Set task:
Lift out, unaltered, the lines of the material below between the line holding "Convert this chart" and the line holding "14, bottom: 652", counting both.

Supplied entries:
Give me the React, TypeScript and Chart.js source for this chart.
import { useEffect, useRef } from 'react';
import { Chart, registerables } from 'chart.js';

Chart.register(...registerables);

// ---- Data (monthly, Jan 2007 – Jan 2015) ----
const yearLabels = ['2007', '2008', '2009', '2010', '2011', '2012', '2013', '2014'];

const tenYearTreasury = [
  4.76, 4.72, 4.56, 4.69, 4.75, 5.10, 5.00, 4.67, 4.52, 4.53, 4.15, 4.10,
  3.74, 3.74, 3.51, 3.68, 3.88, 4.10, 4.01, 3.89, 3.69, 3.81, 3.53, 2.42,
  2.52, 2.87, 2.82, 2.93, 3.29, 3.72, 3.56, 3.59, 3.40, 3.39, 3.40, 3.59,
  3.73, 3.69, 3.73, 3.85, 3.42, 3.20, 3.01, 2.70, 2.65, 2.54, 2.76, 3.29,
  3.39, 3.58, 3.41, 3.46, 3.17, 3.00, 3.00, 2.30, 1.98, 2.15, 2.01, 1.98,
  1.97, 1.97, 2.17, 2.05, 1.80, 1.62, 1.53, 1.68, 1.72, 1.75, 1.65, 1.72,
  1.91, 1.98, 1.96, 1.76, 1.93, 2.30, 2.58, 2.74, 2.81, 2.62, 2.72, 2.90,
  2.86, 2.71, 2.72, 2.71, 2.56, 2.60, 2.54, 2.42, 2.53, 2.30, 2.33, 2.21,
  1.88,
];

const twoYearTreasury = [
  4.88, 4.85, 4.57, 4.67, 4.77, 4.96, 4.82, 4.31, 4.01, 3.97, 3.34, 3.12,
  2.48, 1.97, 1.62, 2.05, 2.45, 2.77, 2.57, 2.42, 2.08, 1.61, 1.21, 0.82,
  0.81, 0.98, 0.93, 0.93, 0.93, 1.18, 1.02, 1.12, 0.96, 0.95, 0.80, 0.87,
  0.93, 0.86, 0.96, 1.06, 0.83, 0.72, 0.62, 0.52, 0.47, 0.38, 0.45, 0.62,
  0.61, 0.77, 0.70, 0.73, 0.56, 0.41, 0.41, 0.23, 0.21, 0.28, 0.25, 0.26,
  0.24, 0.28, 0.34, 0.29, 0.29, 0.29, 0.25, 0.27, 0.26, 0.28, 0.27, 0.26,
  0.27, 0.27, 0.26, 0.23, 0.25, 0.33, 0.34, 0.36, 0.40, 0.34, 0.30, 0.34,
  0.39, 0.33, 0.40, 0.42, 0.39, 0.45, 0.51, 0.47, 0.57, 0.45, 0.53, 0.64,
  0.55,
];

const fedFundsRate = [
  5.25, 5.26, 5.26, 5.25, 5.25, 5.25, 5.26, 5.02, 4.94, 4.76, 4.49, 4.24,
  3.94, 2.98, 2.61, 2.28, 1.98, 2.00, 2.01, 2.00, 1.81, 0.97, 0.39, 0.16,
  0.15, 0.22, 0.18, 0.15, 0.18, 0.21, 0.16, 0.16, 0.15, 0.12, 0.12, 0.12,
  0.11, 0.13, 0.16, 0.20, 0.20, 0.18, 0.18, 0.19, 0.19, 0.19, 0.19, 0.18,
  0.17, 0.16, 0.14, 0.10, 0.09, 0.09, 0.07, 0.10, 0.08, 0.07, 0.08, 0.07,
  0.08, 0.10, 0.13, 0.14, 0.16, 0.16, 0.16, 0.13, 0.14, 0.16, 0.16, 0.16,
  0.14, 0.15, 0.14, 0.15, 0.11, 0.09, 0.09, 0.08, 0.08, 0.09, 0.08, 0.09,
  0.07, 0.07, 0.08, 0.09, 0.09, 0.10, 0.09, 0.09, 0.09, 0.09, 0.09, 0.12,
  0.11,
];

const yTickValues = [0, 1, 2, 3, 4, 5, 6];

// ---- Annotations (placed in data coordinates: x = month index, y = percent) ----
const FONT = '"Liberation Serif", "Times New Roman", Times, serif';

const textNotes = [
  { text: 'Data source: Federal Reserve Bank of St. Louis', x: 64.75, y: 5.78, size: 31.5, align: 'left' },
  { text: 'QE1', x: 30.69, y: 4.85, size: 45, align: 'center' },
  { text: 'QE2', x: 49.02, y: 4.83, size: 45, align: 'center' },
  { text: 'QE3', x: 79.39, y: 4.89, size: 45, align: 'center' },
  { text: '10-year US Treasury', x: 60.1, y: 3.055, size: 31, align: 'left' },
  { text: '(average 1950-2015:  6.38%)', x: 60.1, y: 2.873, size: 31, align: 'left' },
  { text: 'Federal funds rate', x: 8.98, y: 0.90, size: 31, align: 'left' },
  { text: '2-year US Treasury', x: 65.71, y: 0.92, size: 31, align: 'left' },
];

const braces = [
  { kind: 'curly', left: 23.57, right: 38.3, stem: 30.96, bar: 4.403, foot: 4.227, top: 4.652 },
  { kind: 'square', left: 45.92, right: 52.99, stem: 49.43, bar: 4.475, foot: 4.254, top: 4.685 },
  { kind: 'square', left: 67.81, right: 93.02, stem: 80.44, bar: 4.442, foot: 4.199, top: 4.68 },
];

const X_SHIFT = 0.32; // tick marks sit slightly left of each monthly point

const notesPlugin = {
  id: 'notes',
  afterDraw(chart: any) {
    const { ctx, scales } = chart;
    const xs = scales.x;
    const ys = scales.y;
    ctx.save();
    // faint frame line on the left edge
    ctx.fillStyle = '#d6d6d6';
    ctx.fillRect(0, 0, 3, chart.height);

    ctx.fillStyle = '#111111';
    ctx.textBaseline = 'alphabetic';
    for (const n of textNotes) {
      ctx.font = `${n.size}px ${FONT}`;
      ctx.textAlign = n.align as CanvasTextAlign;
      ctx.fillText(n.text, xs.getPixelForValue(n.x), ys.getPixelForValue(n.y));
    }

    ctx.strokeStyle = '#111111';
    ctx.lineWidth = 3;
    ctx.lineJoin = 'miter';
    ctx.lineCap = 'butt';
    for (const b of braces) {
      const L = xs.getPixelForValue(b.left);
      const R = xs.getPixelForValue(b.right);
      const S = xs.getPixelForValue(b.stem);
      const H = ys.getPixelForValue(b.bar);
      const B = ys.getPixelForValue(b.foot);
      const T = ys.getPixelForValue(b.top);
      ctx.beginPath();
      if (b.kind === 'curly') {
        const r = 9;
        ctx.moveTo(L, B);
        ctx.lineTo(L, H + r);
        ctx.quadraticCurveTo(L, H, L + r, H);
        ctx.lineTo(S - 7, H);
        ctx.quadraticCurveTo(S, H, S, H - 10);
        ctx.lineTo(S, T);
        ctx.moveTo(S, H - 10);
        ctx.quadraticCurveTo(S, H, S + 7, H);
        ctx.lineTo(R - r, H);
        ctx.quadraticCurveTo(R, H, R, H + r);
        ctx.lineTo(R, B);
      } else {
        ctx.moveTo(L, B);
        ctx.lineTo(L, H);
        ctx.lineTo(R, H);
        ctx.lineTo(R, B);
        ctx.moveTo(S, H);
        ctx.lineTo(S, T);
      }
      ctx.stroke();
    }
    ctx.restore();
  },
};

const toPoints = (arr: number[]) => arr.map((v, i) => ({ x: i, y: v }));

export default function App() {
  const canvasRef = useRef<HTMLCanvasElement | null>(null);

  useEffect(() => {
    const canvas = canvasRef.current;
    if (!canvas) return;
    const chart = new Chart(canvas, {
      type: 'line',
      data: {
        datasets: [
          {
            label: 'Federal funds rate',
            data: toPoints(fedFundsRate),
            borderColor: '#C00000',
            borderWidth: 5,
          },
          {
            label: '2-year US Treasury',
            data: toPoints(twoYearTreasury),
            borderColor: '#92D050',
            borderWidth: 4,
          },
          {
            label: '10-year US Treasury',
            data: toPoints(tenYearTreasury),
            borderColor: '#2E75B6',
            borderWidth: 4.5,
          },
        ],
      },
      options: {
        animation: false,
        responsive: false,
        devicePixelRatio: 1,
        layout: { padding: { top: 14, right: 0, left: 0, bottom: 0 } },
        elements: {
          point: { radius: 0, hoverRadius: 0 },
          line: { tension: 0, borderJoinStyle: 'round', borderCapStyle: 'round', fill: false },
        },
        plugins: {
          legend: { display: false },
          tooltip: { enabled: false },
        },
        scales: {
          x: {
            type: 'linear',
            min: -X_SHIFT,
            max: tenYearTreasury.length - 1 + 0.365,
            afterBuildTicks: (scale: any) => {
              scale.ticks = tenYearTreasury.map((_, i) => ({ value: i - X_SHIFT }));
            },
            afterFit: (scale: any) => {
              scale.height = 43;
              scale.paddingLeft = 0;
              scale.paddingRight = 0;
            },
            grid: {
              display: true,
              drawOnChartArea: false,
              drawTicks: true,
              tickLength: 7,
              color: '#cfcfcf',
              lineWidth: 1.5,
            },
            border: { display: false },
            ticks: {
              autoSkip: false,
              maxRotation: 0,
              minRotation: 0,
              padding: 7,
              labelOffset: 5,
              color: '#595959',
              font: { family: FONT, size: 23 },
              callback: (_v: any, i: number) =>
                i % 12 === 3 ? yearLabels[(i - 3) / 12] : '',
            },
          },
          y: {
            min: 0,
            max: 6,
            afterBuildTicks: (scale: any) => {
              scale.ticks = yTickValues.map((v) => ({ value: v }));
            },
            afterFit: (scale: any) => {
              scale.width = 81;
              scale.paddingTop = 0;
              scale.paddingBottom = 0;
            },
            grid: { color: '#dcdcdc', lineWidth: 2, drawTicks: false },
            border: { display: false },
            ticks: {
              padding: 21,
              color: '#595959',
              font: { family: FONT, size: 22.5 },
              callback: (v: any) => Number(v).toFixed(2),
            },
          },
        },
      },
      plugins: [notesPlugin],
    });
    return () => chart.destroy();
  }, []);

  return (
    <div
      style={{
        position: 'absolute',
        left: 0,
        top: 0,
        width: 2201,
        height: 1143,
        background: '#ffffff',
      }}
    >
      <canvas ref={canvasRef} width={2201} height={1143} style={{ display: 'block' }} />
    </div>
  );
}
* * *
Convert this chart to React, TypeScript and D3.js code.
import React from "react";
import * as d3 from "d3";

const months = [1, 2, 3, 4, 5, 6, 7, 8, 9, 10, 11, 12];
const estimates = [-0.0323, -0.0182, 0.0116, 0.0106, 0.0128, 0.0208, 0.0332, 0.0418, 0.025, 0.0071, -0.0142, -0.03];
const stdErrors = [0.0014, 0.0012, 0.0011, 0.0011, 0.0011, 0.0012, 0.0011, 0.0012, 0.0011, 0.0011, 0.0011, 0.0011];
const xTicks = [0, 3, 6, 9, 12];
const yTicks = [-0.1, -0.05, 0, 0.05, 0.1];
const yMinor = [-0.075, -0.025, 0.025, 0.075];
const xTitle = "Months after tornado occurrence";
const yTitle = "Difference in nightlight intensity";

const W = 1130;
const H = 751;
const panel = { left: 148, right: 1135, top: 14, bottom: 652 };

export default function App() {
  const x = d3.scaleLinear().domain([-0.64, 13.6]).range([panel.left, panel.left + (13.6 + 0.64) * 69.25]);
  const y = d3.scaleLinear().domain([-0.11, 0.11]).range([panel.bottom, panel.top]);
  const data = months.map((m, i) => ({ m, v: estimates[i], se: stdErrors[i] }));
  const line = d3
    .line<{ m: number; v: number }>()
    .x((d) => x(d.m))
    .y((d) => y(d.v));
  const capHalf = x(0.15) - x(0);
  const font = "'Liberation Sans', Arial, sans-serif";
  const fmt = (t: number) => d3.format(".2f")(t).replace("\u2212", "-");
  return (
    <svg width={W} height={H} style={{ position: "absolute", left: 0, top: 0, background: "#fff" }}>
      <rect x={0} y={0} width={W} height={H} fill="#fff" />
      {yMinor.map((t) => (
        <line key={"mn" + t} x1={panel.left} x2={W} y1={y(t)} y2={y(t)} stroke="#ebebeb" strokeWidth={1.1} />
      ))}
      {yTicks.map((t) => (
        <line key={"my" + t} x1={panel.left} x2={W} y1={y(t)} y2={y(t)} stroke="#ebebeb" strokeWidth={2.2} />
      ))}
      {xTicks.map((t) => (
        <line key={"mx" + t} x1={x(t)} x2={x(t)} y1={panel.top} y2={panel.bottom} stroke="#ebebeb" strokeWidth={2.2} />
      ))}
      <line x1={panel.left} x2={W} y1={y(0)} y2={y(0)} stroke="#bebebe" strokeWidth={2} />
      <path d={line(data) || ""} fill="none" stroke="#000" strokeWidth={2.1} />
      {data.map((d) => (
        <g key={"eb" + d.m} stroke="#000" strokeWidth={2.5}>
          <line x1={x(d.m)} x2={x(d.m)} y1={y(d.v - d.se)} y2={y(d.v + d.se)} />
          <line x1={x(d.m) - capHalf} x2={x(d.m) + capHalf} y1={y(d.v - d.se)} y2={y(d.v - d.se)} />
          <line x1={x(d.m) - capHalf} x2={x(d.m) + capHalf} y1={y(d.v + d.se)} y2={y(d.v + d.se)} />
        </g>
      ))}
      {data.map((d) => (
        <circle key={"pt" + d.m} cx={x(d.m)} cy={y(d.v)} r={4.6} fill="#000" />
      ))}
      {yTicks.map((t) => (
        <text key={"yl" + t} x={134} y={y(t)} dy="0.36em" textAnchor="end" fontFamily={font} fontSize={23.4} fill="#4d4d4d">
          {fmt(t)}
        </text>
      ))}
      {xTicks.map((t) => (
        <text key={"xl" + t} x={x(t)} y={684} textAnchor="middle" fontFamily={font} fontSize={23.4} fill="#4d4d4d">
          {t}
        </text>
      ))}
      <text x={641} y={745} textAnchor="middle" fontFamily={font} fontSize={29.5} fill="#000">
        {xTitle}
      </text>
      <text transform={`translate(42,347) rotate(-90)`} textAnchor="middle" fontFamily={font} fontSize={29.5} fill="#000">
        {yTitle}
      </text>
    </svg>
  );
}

Solution:
Convert this chart to React, TypeScript and D3.js code.
import React from "react";
import * as d3 from "d3";

const months = [1, 2, 3, 4, 5, 6, 7, 8, 9, 10, 11, 12];
const estimates = [-0.0323, -0.0182, 0.0116, 0.0106, 0.0128, 0.0208, 0.0332, 0.0418, 0.025, 0.0071, -0.0142, -0.03];
const stdErrors = [0.0014, 0.0012, 0.0011, 0.0011, 0.0011, 0.0012, 0.0011, 0.0012, 0.0011, 0.0011, 0.0011, 0.0011];
const xTicks = [0, 3, 6, 9, 12];
const yTicks = [-0.1, -0.05, 0, 0.05, 0.1];
const yMinor = [-0.075, -0.025, 0.025, 0.075];
const xTitle = "Months after tornado occurrence";
const yTitle = "Difference in nightlight intensity";

const W = 1130;
const H = 751;
const panel = { left: 148, right: 1135, top: 14, bottom: 652 };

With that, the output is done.